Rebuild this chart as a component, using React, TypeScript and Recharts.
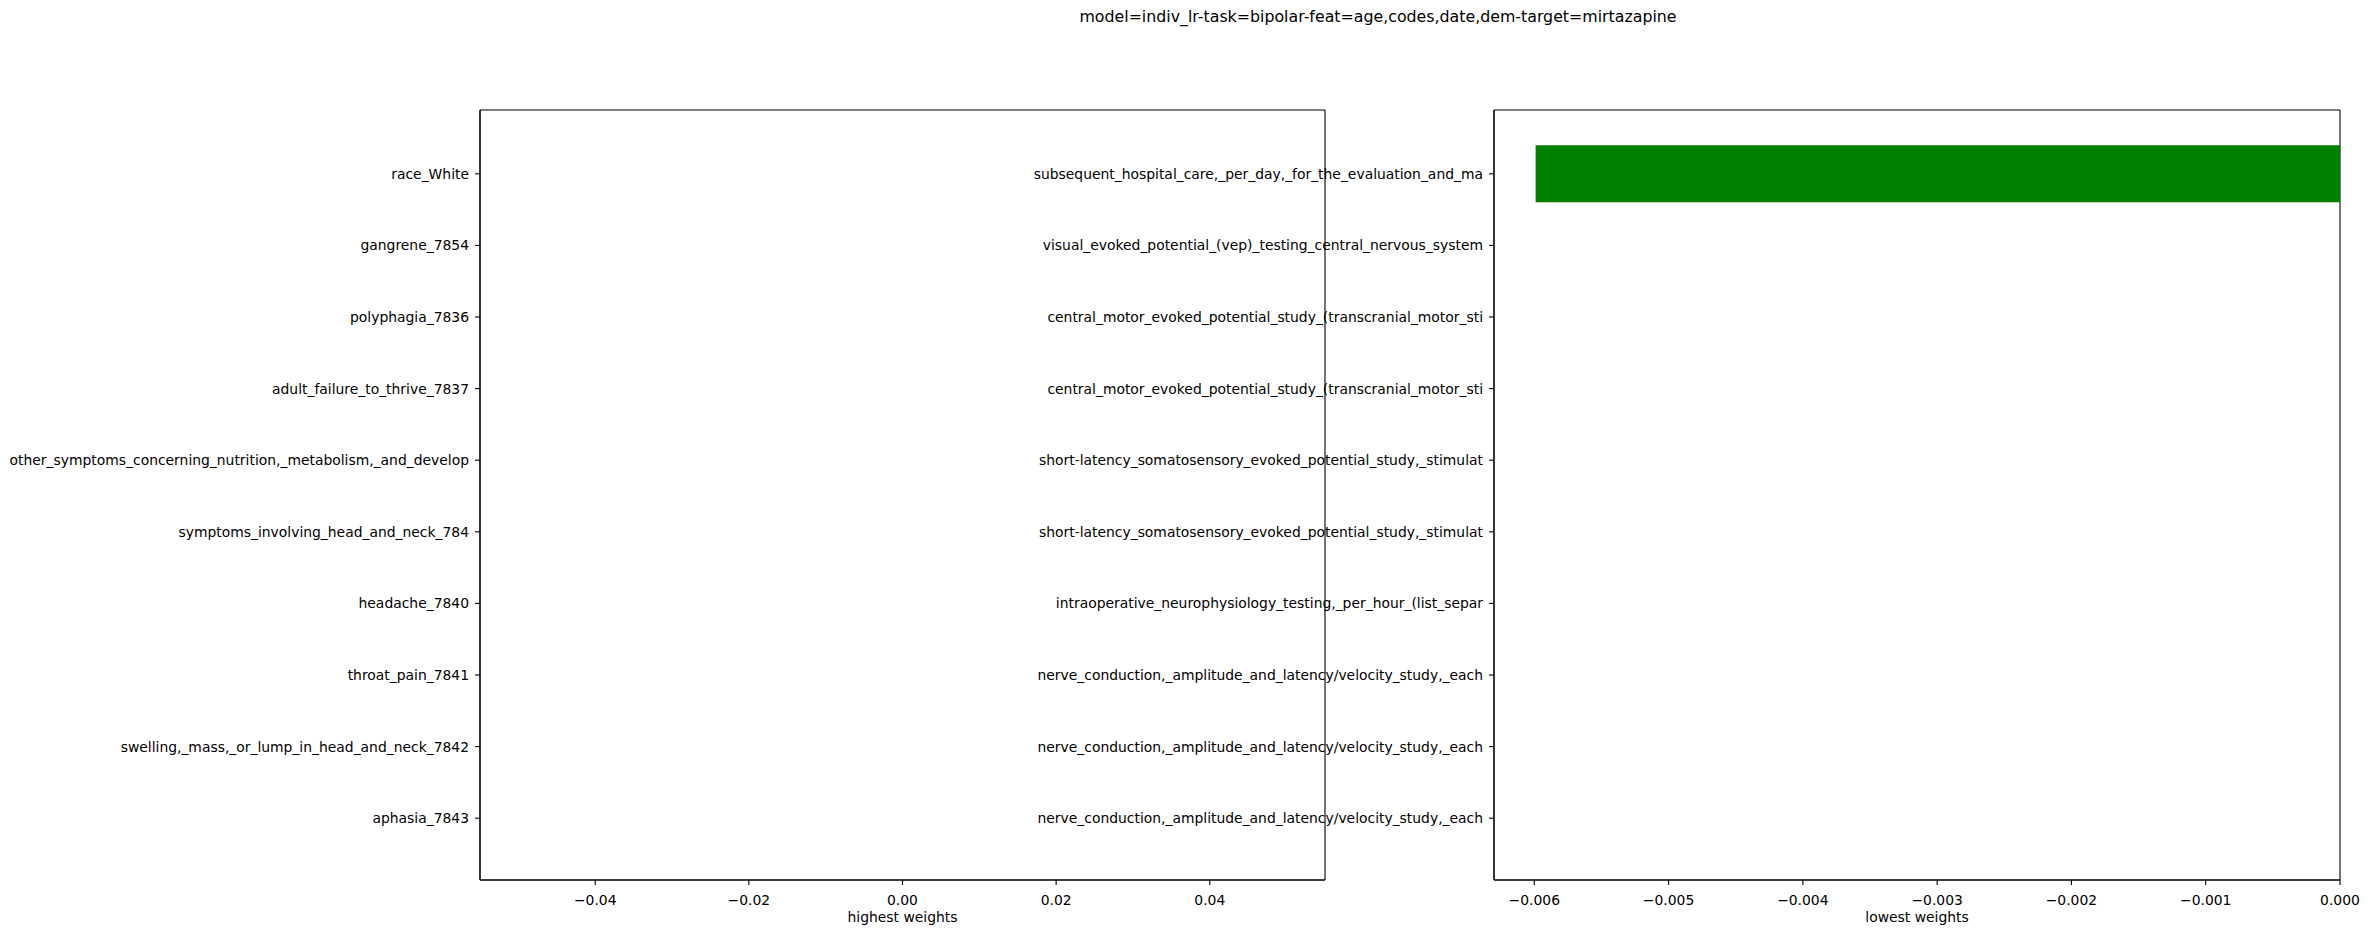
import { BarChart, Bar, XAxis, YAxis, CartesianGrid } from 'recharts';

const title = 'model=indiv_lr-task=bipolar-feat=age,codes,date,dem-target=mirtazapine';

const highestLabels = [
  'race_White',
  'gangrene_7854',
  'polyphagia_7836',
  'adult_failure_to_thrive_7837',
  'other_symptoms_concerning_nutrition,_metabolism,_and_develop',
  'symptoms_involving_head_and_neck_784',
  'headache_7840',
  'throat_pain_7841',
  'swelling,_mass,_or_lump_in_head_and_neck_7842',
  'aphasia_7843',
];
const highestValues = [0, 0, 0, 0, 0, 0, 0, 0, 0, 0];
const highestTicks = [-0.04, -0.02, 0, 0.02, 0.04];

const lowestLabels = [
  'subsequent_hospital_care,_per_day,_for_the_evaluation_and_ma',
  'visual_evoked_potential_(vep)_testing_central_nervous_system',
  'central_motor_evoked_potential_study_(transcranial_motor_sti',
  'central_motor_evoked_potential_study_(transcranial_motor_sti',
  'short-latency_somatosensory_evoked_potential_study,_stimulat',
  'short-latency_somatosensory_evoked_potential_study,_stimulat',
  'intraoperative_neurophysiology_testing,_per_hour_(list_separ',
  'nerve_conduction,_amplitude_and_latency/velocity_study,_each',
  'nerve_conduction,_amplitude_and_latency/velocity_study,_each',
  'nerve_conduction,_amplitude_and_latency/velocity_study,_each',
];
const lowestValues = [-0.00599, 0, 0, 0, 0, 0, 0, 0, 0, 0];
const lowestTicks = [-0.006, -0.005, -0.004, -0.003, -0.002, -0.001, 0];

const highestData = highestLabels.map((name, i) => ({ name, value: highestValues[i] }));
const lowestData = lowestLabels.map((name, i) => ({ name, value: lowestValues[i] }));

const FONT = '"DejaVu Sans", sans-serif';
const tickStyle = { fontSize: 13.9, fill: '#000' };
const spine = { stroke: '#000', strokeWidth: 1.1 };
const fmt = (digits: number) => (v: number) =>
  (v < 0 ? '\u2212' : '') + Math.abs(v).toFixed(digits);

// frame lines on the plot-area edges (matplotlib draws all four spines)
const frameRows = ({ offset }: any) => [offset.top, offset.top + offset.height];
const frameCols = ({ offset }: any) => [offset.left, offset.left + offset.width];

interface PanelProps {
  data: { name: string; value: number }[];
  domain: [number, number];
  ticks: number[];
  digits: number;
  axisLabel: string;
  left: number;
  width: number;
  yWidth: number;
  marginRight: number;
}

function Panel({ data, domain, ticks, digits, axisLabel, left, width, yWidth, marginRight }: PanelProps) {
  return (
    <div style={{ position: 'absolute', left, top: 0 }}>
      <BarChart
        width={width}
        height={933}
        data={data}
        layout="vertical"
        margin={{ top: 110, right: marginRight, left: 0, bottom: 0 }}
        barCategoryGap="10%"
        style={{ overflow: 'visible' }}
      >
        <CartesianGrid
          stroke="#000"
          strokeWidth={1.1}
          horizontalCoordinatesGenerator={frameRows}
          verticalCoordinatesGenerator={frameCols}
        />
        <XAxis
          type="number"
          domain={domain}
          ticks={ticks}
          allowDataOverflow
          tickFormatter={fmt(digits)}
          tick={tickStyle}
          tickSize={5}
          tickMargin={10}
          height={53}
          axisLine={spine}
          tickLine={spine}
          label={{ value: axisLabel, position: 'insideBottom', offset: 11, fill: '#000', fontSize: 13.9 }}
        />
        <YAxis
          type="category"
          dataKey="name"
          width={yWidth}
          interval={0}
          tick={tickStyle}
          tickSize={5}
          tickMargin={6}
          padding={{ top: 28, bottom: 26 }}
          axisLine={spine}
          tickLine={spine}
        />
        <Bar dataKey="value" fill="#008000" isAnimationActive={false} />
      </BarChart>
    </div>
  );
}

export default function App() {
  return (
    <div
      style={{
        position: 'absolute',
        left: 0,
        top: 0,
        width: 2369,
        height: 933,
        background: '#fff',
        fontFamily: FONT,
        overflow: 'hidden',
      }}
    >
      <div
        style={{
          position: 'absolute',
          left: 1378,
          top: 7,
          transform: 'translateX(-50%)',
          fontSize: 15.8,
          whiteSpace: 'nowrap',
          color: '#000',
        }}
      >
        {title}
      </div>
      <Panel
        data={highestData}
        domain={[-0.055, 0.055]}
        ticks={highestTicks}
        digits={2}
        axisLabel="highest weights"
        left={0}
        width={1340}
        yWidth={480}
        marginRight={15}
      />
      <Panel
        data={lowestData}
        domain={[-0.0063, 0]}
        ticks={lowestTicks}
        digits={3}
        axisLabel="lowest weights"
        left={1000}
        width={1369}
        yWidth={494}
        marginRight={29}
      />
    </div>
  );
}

■ TASK OBJECTIVE: From the first line above through the line containing "offset.left + offset.width];", copy everything exactly, without the pictures.

■ TASK RESPONSE:
Rebuild this chart as a component, using React, TypeScript and Recharts.
import { BarChart, Bar, XAxis, YAxis, CartesianGrid } from 'recharts';

const title = 'model=indiv_lr-task=bipolar-feat=age,codes,date,dem-target=mirtazapine';

const highestLabels = [
  'race_White',
  'gangrene_7854',
  'polyphagia_7836',
  'adult_failure_to_thrive_7837',
  'other_symptoms_concerning_nutrition,_metabolism,_and_develop',
  'symptoms_involving_head_and_neck_784',
  'headache_7840',
  'throat_pain_7841',
  'swelling,_mass,_or_lump_in_head_and_neck_7842',
  'aphasia_7843',
];
const highestValues = [0, 0, 0, 0, 0, 0, 0, 0, 0, 0];
const highestTicks = [-0.04, -0.02, 0, 0.02, 0.04];

const lowestLabels = [
  'subsequent_hospital_care,_per_day,_for_the_evaluation_and_ma',
  'visual_evoked_potential_(vep)_testing_central_nervous_system',
  'central_motor_evoked_potential_study_(transcranial_motor_sti',
  'central_motor_evoked_potential_study_(transcranial_motor_sti',
  'short-latency_somatosensory_evoked_potential_study,_stimulat',
  'short-latency_somatosensory_evoked_potential_study,_stimulat',
  'intraoperative_neurophysiology_testing,_per_hour_(list_separ',
  'nerve_conduction,_amplitude_and_latency/velocity_study,_each',
  'nerve_conduction,_amplitude_and_latency/velocity_study,_each',
  'nerve_conduction,_amplitude_and_latency/velocity_study,_each',
];
const lowestValues = [-0.00599, 0, 0, 0, 0, 0, 0, 0, 0, 0];
const lowestTicks = [-0.006, -0.005, -0.004, -0.003, -0.002, -0.001, 0];

const highestData = highestLabels.map((name, i) => ({ name, value: highestValues[i] }));
const lowestData = lowestLabels.map((name, i) => ({ name, value: lowestValues[i] }));

const FONT = '"DejaVu Sans", sans-serif';
const tickStyle = { fontSize: 13.9, fill: '#000' };
const spine = { stroke: '#000', strokeWidth: 1.1 };
const fmt = (digits: number) => (v: number) =>
  (v < 0 ? '\u2212' : '') + Math.abs(v).toFixed(digits);

// frame lines on the plot-area edges (matplotlib draws all four spines)
const frameRows = ({ offset }: any) => [offset.top, offset.top + offset.height];
const frameCols = ({ offset }: any) => [offset.left, offset.left + offset.width];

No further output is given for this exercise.